** Start of Data extract **

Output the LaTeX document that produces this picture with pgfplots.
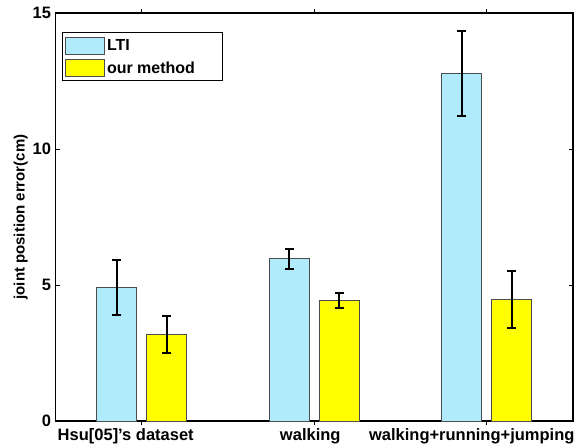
\documentclass[border=0pt]{standalone}
\usepackage{pgfplots}
\pgfplotsset{compat=1.18}
\usepackage{fontspec}
\setmainfont{Liberation Sans}
\usetikzlibrary{calc}
\definecolor{ltiblue}{RGB}{176,235,252}
\definecolor{ouryellow}{RGB}{255,255,0}
\pgfplotsset{mylegend/.style={legend image code/.code={\draw[##1, line width=0.6pt] (0pt,-8.5pt) rectangle (39pt,8.5pt);}}}
\begin{document}
\begin{tikzpicture}
\begin{axis}[
  name=ax,
  scale only axis,
  width=517.5pt, height=408pt,
  xmin=0.5, xmax=3.5, ymin=0, ymax=15,
  xtick={1,2,3},
  xticklabels={{Hsu[05]'s dataset\hspace*{32pt}},{walking\hspace*{8pt}},{walking+running+jumping\hspace*{30pt}}},
  ytick={0,5,10,15},
  tick align=inside,
  major tick length=4pt,
  tick style={black, line width=0.8pt},
  axis line style={line width=1.4pt},
  /pgf/number format/assume math mode=true,
  tick label style={font=\fontsize{16.5}{19}\selectfont\bfseries},
  xticklabel style={yshift=0pt},
  yticklabel style={xshift=-1pt},
  ylabel={joint position error(cm)},
  ylabel style={font=\fontsize{15}{17}\selectfont\bfseries, yshift=-2pt},
  legend style={at={(0.0126,0.953)}, anchor=north west, draw=black, line width=0.8pt,
     font=\fontsize{16}{19}\selectfont\bfseries, inner xsep=3pt, inner ysep=4pt,
     row sep=5pt, legend cell align=left},
  ybar, bar width=40pt,
]
\addplot[fill=ltiblue, draw=black!70, line width=0.6pt, bar shift=-25pt, mylegend,
  error bars/.cd, y dir=both, y explicit,
  error bar style={line width=2pt, black},
  error mark options={rotate=90, mark size=4.5pt, line width=2pt, black}]
  coordinates {(1,4.90) +- (0,1.02) (2,5.97) +- (0,0.37) (3,12.78) +- (0,1.57)};
\addplot[fill=ouryellow, draw=black!70, line width=0.6pt, bar shift=25pt, mylegend,
  error bars/.cd, y dir=both, y explicit,
  error bar style={line width=2pt, black},
  error mark options={rotate=90, mark size=4.5pt, line width=2pt, black}]
  coordinates {(1,3.17) +- (0,0.68) (2,4.43) +- (0,0.26) (3,4.46) +- (0,1.04)};
\legend{LTI, our method\hspace*{22pt}}
\end{axis}
\pgfresetboundingbox
\path ($(ax.south west)+(-55.5pt,-24pt)$) rectangle ($(ax.north east)+(2pt,13pt)$);
\end{tikzpicture}
\end{document}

** End of Data extract **

Retype each line of the listing above word for word. Exclude the pictures.

Output the LaTeX document that produces this picture with pgfplots.
\documentclass[border=0pt]{standalone}
\usepackage{pgfplots}
\pgfplotsset{compat=1.18}
\usepackage{fontspec}
\setmainfont{Liberation Sans}
\usetikzlibrary{calc}
\definecolor{ltiblue}{RGB}{176,235,252}
\definecolor{ouryellow}{RGB}{255,255,0}
\pgfplotsset{mylegend/.style={legend image code/.code={\draw[##1, line width=0.6pt] (0pt,-8.5pt) rectangle (39pt,8.5pt);}}}
\begin{document}
\begin{tikzpicture}
\begin{axis}[
  name=ax,
  scale only axis,
  width=517.5pt, height=408pt,
  xmin=0.5, xmax=3.5, ymin=0, ymax=15,
  xtick={1,2,3},
  xticklabels={{Hsu[05]'s dataset\hspace*{32pt}},{walking\hspace*{8pt}},{walking+running+jumping\hspace*{30pt}}},
  ytick={0,5,10,15},
  tick align=inside,
  major tick length=4pt,
  tick style={black, line width=0.8pt},
  axis line style={line width=1.4pt},
  /pgf/number format/assume math mode=true,
  tick label style={font=\fontsize{16.5}{19}\selectfont\bfseries},
  xticklabel style={yshift=0pt},
  yticklabel style={xshift=-1pt},
  ylabel={joint position error(cm)},
  ylabel style={font=\fontsize{15}{17}\selectfont\bfseries, yshift=-2pt},
  legend style={at={(0.0126,0.953)}, anchor=north west, draw=black, line width=0.8pt,
     font=\fontsize{16}{19}\selectfont\bfseries, inner xsep=3pt, inner ysep=4pt,
     row sep=5pt, legend cell align=left},
  ybar, bar width=40pt,
]
\addplot[fill=ltiblue, draw=black!70, line width=0.6pt, bar shift=-25pt, mylegend,
  error bars/.cd, y dir=both, y explicit,
  error bar style={line width=2pt, black},
  error mark options={rotate=90, mark size=4.5pt, line width=2pt, black}]
  coordinates {(1,4.90) +- (0,1.02) (2,5.97) +- (0,0.37) (3,12.78) +- (0,1.57)};
\addplot[fill=ouryellow, draw=black!70, line width=0.6pt, bar shift=25pt, mylegend,
  error bars/.cd, y dir=both, y explicit,
  error bar style={line width=2pt, black},
  error mark options={rotate=90, mark size=4.5pt, line width=2pt, black}]
  coordinates {(1,3.17) +- (0,0.68) (2,4.43) +- (0,0.26) (3,4.46) +- (0,1.04)};
\legend{LTI, our method\hspace*{22pt}}
\end{axis}
\pgfresetboundingbox
\path ($(ax.south west)+(-55.5pt,-24pt)$) rectangle ($(ax.north east)+(2pt,13pt)$);
\end{tikzpicture}
\end{document}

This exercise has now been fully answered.